I guess I can't really show you on the screen very well, but it's a little app. When you click on it, a table comes up asking you to input how many bulls, cows, calves, and unidentified animals you saw during a day hunting in the field, and the number of hours you were hunting on that day.
When a moose licence is issued to a hunter, they receive the request from Environment and Sustainable Resource Development asking them to participate in this voluntary program to contribute information on the number of moose they see each day in the field. The idea for this app came from a visit I made to Norway several years ago when I learned about their program, where every day at the end of the day hunters have to report in at a check station and tell how many moose they saw that day. That number of moose seen per day is very highly correlated with the number of moose in the population.

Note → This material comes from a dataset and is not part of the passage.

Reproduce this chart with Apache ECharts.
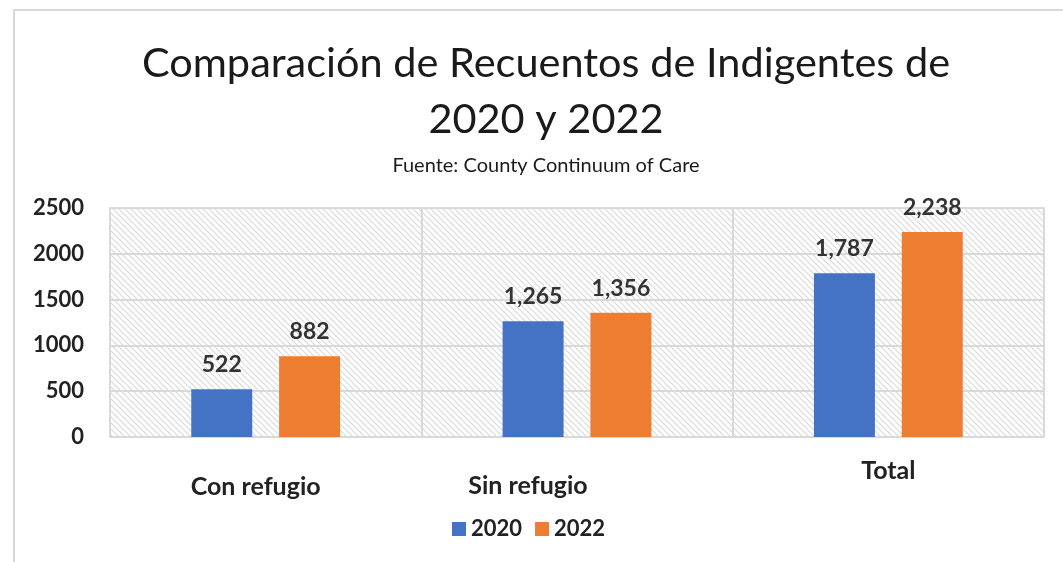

In Alberta we spend $600,000 a year monitoring moose populations. That's only enough to fly 10 wildlife management units. It costs $60,000 to do one because it takes helicopter time, it's extremely expensive, and at that rate we're only covering 10% of the moose wildlife management units in Alberta. So every 10 years we get an index of how many moose there are in the population. This way we could do it by engaging the hunters and do it for almost free.
As the moose hunter enters how many moose they have seen into their app, even if they are out in the bush somewhere and they don't have cellphone coverage, as they are driving home the iPhone or Android-based machine will beam the data up to a cellphone tower and it comes right into my computer.